= WORK TO BE COMPLETED =
Copy all lines below exactly as written. Leave pictures out.

= DATA SHOWN =
[START]

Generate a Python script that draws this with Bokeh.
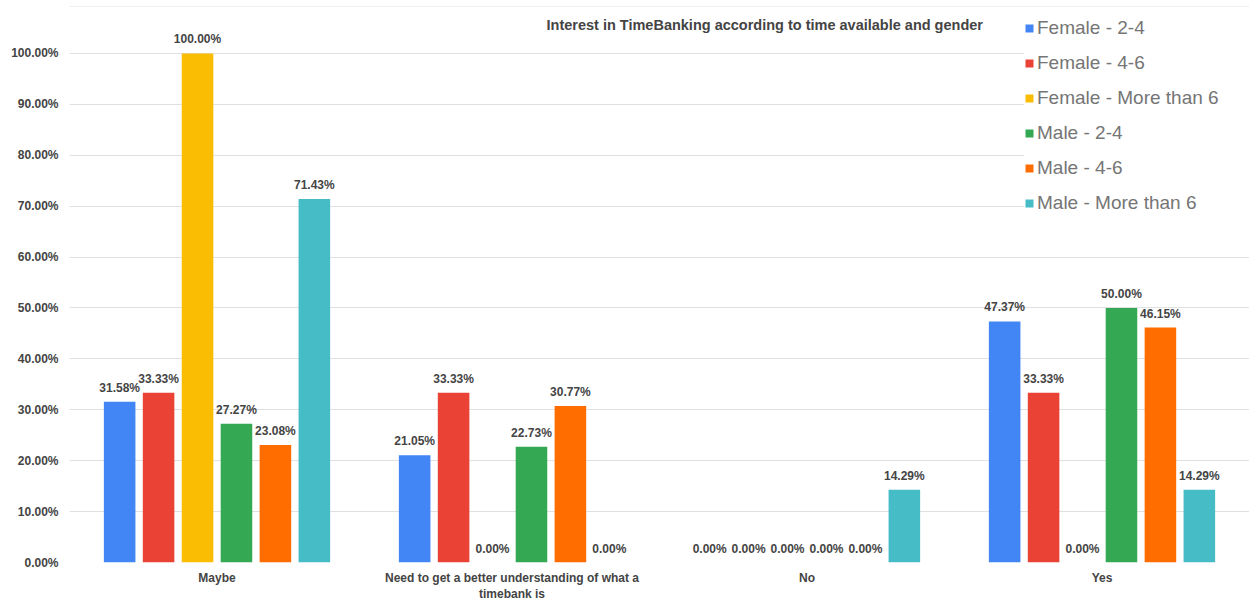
from bokeh.plotting import figure
from bokeh.models import (ColumnDataSource, Range1d, Legend, LegendItem, Label,
                          FixedTicker, PrintfTickFormatter, Span)
from bokeh.transform import dodge
from bokeh.core.properties import value
from bokeh.embed import file_html
from bokeh.resources import INLINE

# ---- data ----
categories = ["Maybe",
              "Need to get a better understanding of what a\ntimebank is",
              "No",
              "Yes"]
series_names = ["Female - 2-4", "Female - 4-6", "Female - More than 6",
                "Male - 2-4", "Male - 4-6", "Male - More than 6"]
female_2_4 = [31.58, 21.05, 0.00, 47.37]
female_4_6 = [33.33, 33.33, 0.00, 33.33]
female_gt6 = [100.00, 0.00, 0.00, 0.00]
male_2_4 = [27.27, 22.73, 0.00, 50.00]
male_4_6 = [23.08, 30.77, 0.00, 46.15]
male_gt6 = [71.43, 0.00, 14.29, 14.29]
y_ticks = [0, 10, 20, 30, 40, 50, 60, 70, 80, 90, 100]
title_text = "Interest in TimeBanking according to time available and gender"

series_values = [female_2_4, female_4_6, female_gt6, male_2_4, male_4_6, male_gt6]
colors = ["#4285F4", "#EA4335", "#FBBC04", "#34A853", "#FF6D01", "#46BDC6"]

FONT = "Liberation Sans"
TXT = "#444444"

n = len(categories)
cat_pos = [i + 0.5 for i in range(n)]

p = figure(x_range=Range1d(0, n), y_range=Range1d(0, 109.23),
           width=1249, height=604, output_backend="svg", toolbar_location=None,
           min_border_left=69, min_border_right=0, min_border_top=6,
           min_border_bottom=42)
p.outline_line_color = None
p.background_fill_color = "white"
p.border_fill_color = "white"

p.xgrid.grid_line_color = None
p.ygrid.grid_line_color = "#e0e0e0"
p.ygrid.grid_line_width = 1

p.yaxis.ticker = FixedTicker(ticks=y_ticks)
p.yaxis.formatter = PrintfTickFormatter(format="%.2f%%")
p.xaxis.ticker = FixedTicker(ticks=cat_pos)
p.xaxis.major_label_overrides = dict(zip(cat_pos, categories))

for ax in (p.xaxis[0], p.yaxis[0]):
    ax.axis_line_color = None
    ax.major_tick_line_color = None
    ax.minor_tick_line_color = None
    ax.major_tick_out = 0
    ax.minor_tick_out = 0
    ax.major_label_text_font = FONT
    ax.major_label_text_font_style = "bold"
    ax.major_label_text_font_size = "12px"
    ax.major_label_text_color = TXT
p.yaxis.major_label_standoff = 11
p.xaxis.major_label_standoff = 8

top_line = Span(location=109.23, dimension="width", line_color="#e0e0e0",
                line_width=1)
p.add_layout(top_line)

step = 0.132
bar_w = 0.107
items = []
for i, (name, vals, col) in enumerate(zip(series_names, series_values, colors)):
    off = (i - 2.5) * step
    src = ColumnDataSource(dict(pos=cat_pos, val=vals,
                                lab=["%.2f%%" % v for v in vals]))
    r = p.vbar(x=dodge("pos", off), top="val", width=bar_w,
               source=src, fill_color=col, line_color=None)
    p.text(x=dodge("pos", off), y="val", text="lab", source=src,
           text_align="center", text_baseline="alphabetic", y_offset=-14,
           text_font=value(FONT), text_font_style="bold",
           text_font_size="12px", text_color=TXT)
    items.append(LegendItem(label=name, renderers=[r]))

legend = Legend(items=items, location=(955, 348), margin=0, padding=11,
                spacing=13, label_height=20, glyph_height=10, glyph_width=10,
                label_standoff=3, label_width=230,
                label_text_font=FONT, label_text_font_size="19px",
                label_text_color="#757575", background_fill_color="white",
                background_fill_alpha=1.0, border_line_color=None)
p.add_layout(legend)

title = Label(x=1.617, y=105.5, text=title_text, text_align="left",
              text_baseline="middle", text_font=FONT, text_font_style="bold",
              text_font_size="14.5px", text_color=TXT)
p.add_layout(title)

open("out.html", "w").write(file_html(p, INLINE))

[END]

= EXERCISE ANSWER =
Generate a Python script that draws this with Bokeh.
from bokeh.plotting import figure
from bokeh.models import (ColumnDataSource, Range1d, Legend, LegendItem, Label,
                          FixedTicker, PrintfTickFormatter, Span)
from bokeh.transform import dodge
from bokeh.core.properties import value
from bokeh.embed import file_html
from bokeh.resources import INLINE

# ---- data ----
categories = ["Maybe",
              "Need to get a better understanding of what a\ntimebank is",
              "No",
              "Yes"]
series_names = ["Female - 2-4", "Female - 4-6", "Female - More than 6",
                "Male - 2-4", "Male - 4-6", "Male - More than 6"]
female_2_4 = [31.58, 21.05, 0.00, 47.37]
female_4_6 = [33.33, 33.33, 0.00, 33.33]
female_gt6 = [100.00, 0.00, 0.00, 0.00]
male_2_4 = [27.27, 22.73, 0.00, 50.00]
male_4_6 = [23.08, 30.77, 0.00, 46.15]
male_gt6 = [71.43, 0.00, 14.29, 14.29]
y_ticks = [0, 10, 20, 30, 40, 50, 60, 70, 80, 90, 100]
title_text = "Interest in TimeBanking according to time available and gender"

series_values = [female_2_4, female_4_6, female_gt6, male_2_4, male_4_6, male_gt6]
colors = ["#4285F4", "#EA4335", "#FBBC04", "#34A853", "#FF6D01", "#46BDC6"]

FONT = "Liberation Sans"
TXT = "#444444"

n = len(categories)
cat_pos = [i + 0.5 for i in range(n)]

p = figure(x_range=Range1d(0, n), y_range=Range1d(0, 109.23),
           width=1249, height=604, output_backend="svg", toolbar_location=None,
           min_border_left=69, min_border_right=0, min_border_top=6,
           min_border_bottom=42)
p.outline_line_color = None
p.background_fill_color = "white"
p.border_fill_color = "white"

p.xgrid.grid_line_color = None
p.ygrid.grid_line_color = "#e0e0e0"
p.ygrid.grid_line_width = 1

p.yaxis.ticker = FixedTicker(ticks=y_ticks)
p.yaxis.formatter = PrintfTickFormatter(format="%.2f%%")
p.xaxis.ticker = FixedTicker(ticks=cat_pos)
p.xaxis.major_label_overrides = dict(zip(cat_pos, categories))

for ax in (p.xaxis[0], p.yaxis[0]):
    ax.axis_line_color = None
    ax.major_tick_line_color = None
    ax.minor_tick_line_color = None
    ax.major_tick_out = 0
    ax.minor_tick_out = 0
    ax.major_label_text_font = FONT
    ax.major_label_text_font_style = "bold"
    ax.major_label_text_font_size = "12px"
    ax.major_label_text_color = TXT
p.yaxis.major_label_standoff = 11
p.xaxis.major_label_standoff = 8

top_line = Span(location=109.23, dimension="width", line_color="#e0e0e0",
                line_width=1)
p.add_layout(top_line)

step = 0.132
bar_w = 0.107
items = []
for i, (name, vals, col) in enumerate(zip(series_names, series_values, colors)):
    off = (i - 2.5) * step
    src = ColumnDataSource(dict(pos=cat_pos, val=vals,
                                lab=["%.2f%%" % v for v in vals]))
    r = p.vbar(x=dodge("pos", off), top="val", width=bar_w,
               source=src, fill_color=col, line_color=None)
    p.text(x=dodge("pos", off), y="val", text="lab", source=src,
           text_align="center", text_baseline="alphabetic", y_offset=-14,
           text_font=value(FONT), text_font_style="bold",
           text_font_size="12px", text_color=TXT)
    items.append(LegendItem(label=name, renderers=[r]))

legend = Legend(items=items, location=(955, 348), margin=0, padding=11,
                spacing=13, label_height=20, glyph_height=10, glyph_width=10,
                label_standoff=3, label_width=230,
                label_text_font=FONT, label_text_font_size="19px",
                label_text_color="#757575", background_fill_color="white",
                background_fill_alpha=1.0, border_line_color=None)
p.add_layout(legend)

title = Label(x=1.617, y=105.5, text=title_text, text_align="left",
              text_baseline="middle", text_font=FONT, text_font_style="bold",
              text_font_size="14.5px", text_color=TXT)
p.add_layout(title)

open("out.html", "w").write(file_html(p, INLINE))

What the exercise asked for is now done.